For the next few posts, my Broadfoot family will be the subject. Broadfoot is my maiden name and I started researching my Scottish family when I was in my early twenties. I learned the value of oral history with this family; discovering that the generation before me did not know all of the answers!
My father and my aunt spent a lot of time helping me puzzle out the generations before then and quickly decided that we should travel to Massachusetts to see Great Auntie Peg who could tell us more. I was so surprised to learn that I had a great aunt that I had never seen! She was delightful. I remember that she had siblings back in Scotland that she had never seen and knew little about. I still have a hard time imagining having family I didn't know about. She seemed sad but accepted this fact of her life.
This is the lovely monument for the Broadfoot family in Section 9 of the River Bend Cemetery in Westerly, Rhode Island. Here rest family members that I never knew. My father listened to stories about them; this much he told me. I wouldn't know about them if I had not started working on this branch of my tree early in my own life.
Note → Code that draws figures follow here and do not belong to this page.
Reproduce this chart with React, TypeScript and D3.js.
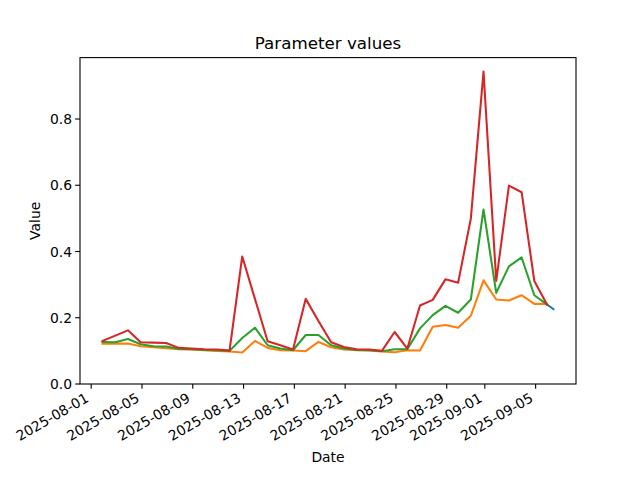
import React from "react";
import * as d3 from "d3";

const dates: string[] = [
  "2025-08-01T21:30", "2025-08-02T21:30", "2025-08-03T21:30", "2025-08-04T21:30",
  "2025-08-05T21:30", "2025-08-06T21:30", "2025-08-07T21:30", "2025-08-08T21:30",
  "2025-08-09T21:30", "2025-08-10T21:30", "2025-08-11T21:30", "2025-08-12T21:30",
  "2025-08-13T21:30", "2025-08-14T21:30", "2025-08-15T21:30", "2025-08-16T21:30",
  "2025-08-17T21:30", "2025-08-18T21:30", "2025-08-19T21:30", "2025-08-20T21:30",
  "2025-08-21T21:30", "2025-08-22T21:30", "2025-08-23T21:30", "2025-08-24T21:30",
  "2025-08-25T21:30", "2025-08-26T21:30", "2025-08-27T21:30", "2025-08-28T21:30",
  "2025-08-29T21:30", "2025-08-30T21:30", "2025-08-31T21:30", "2025-09-01T21:30",
  "2025-09-02T21:30", "2025-09-03T21:30", "2025-09-04T21:30", "2025-09-05T21:30",
];

const redValues: number[] = [
  0.130, 0.146, 0.162, 0.126, 0.125, 0.124, 0.109, 0.107, 0.105, 0.104, 0.101, 0.385,
  0.257, 0.129, 0.117, 0.104, 0.257, 0.19, 0.126, 0.112, 0.105, 0.104, 0.100, 0.157,
  0.107, 0.237, 0.254, 0.316, 0.306, 0.499, 0.943, 0.311, 0.599, 0.579, 0.311, 0.240,
];
const greenValues: number[] = [
  0.127, 0.126, 0.136, 0.120, 0.114, 0.113, 0.106, 0.105, 0.103, 0.102, 0.100, 0.139,
  0.170, 0.117, 0.107, 0.102, 0.148, 0.148, 0.117, 0.107, 0.103, 0.102, 0.099, 0.105,
  0.105, 0.168, 0.208, 0.236, 0.215, 0.255, 0.527, 0.275, 0.355, 0.382, 0.268, 0.240,
];
const orangeValues: number[] = [
  0.122, 0.122, 0.122, 0.114, 0.111, 0.108, 0.105, 0.104, 0.102, 0.100, 0.098, 0.095,
  0.130, 0.109, 0.102, 0.101, 0.099, 0.127, 0.111, 0.104, 0.102, 0.101, 0.098, 0.096,
  0.102, 0.101, 0.173, 0.178, 0.170, 0.206, 0.313, 0.255, 0.252, 0.268, 0.242, 0.242,
];
const blueDates: string[] = ["2025-09-05T21:30", "2025-09-06T09:40"];
const blueValues: number[] = [0.240, 0.226];

const xTickLabels: string[] = [
  "2025-08-01", "2025-08-05", "2025-08-09", "2025-08-13", "2025-08-17",
  "2025-08-21", "2025-08-25", "2025-08-29", "2025-09-01", "2025-09-05",
];
const yTicks: number[] = [0, 0.2, 0.4, 0.6, 0.8];

const W = 640, H = 480;
const left = 80, right = 576, top = 57.6, bottom = 384;
const FONT = "DejaVu Sans, sans-serif";

export default function App() {
  const parse = d3.timeParse("%Y-%m-%dT%H:%M");
  const parseDay = d3.timeParse("%Y-%m-%d");
  const allDates = [...dates, ...blueDates].map((s) => parse(s) as Date);
  const [d0, d1] = d3.extent(allDates) as [Date, Date];
  const span = d1.getTime() - d0.getTime();
  const x = d3
    .scaleTime()
    .domain([new Date(d0.getTime() - 0.05 * span), new Date(d1.getTime() + 0.05 * span)])
    .range([left, right]);
  const allVals = [...redValues, ...greenValues, ...orangeValues, ...blueValues];
  const vmax = d3.max(allVals) as number;
  const vmin = d3.min(allVals) as number;
  const y = d3.scaleLinear().domain([0, vmax + 0.05 * (vmax - vmin)]).range([bottom, top]);

  const line = d3
    .line<[Date, number]>()
    .x((d) => x(d[0]))
    .y((d) => y(d[1]));

  const mk = (ds: string[], vs: number[]) => ds.map((s, i) => [parse(s) as Date, vs[i]] as [Date, number]);
  const series = [
    { color: "#1f77b4", pts: mk(blueDates, blueValues) },
    { color: "#ff7f0e", pts: mk(dates, orangeValues) },
    { color: "#2ca02c", pts: mk(dates, greenValues) },
    { color: "#d62728", pts: mk(dates, redValues) },
  ];

  return (
    <svg
      width={W}
      height={H}
      style={{ position: "absolute", left: 0, top: 0, background: "#fff" }}
      fontFamily={FONT}
    >
      <rect x={0} y={0} width={W} height={H} fill="#fff" />
      <defs>
        <clipPath id="plotclip">
          <rect x={left} y={top} width={right - left} height={bottom - top} />
        </clipPath>
      </defs>
      <g clipPath="url(#plotclip)">
        {series.map((s, i) => (
          <path
            key={i}
            d={line(s.pts) || ""}
            fill="none"
            stroke={s.color}
            strokeWidth={2.08}
            strokeLinejoin="round"
            strokeLinecap="square"
          />
        ))}
      </g>
      <rect
        x={left}
        y={top}
        width={right - left}
        height={bottom - top}
        fill="none"
        stroke="#000"
        strokeWidth={1.1}
      />
      {yTicks.map((t) => (
        <g key={t}>
          <line x1={left} x2={left - 4.86} y1={y(t)} y2={y(t)} stroke="#000" strokeWidth={1.1} />
          <text x={left - 8} y={y(t)} dy="0.36em" textAnchor="end" fontSize={13.9} fill="#000">
            {t.toFixed(1)}
          </text>
        </g>
      ))}
      {xTickLabels.map((lbl) => {
        const tx = x(parseDay(lbl) as Date);
        return (
          <g key={lbl}>
            <line x1={tx} x2={tx} y1={bottom} y2={bottom + 4.86} stroke="#000" strokeWidth={1.1} />
            <text
              transform={`translate(${tx - 7},${bottom + 7.5}) rotate(-30)`}
              dy="0.78em"
              textAnchor="end"
              fontSize={13.9}
              fill="#000"
            >
              {lbl}
            </text>
          </g>
        );
      })}
      <text x={(left + right) / 2} y={49} textAnchor="middle" fontSize={16.7} fill="#000">
        Parameter values
      </text>
      <text x={(left + right) / 2} y={462} textAnchor="middle" fontSize={13.9} fill="#000">
        Date
      </text>
      <text
        transform={`translate(40,${(top + bottom) / 2}) rotate(-90)`}
        textAnchor="middle"
        fontSize={13.9}
        fill="#000"
      >
        Value
      </text>
    </svg>
  );
}
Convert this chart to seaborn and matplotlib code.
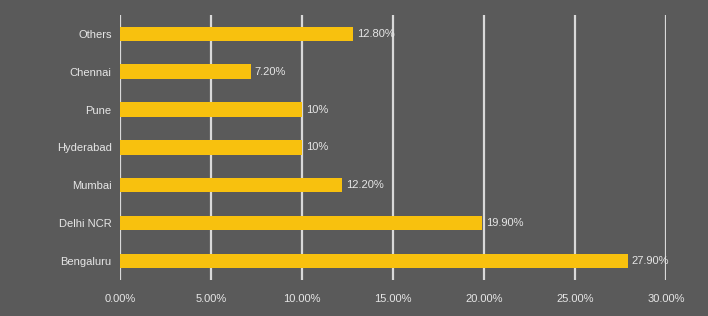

I took a course in Scottish genealogy online and it was a wonderful experience. The instructor, David Webster, lives in Scotland and was very intrigued by the surname Broadfoot. He was a huge help finding records for me and tracing this line back as far as we ever think it will go. In turn, I helped him with some technology skills. What a team we were. I still use the Scotland's People Web site and hope someday to be able to find out more about this interesting family of stonecutters.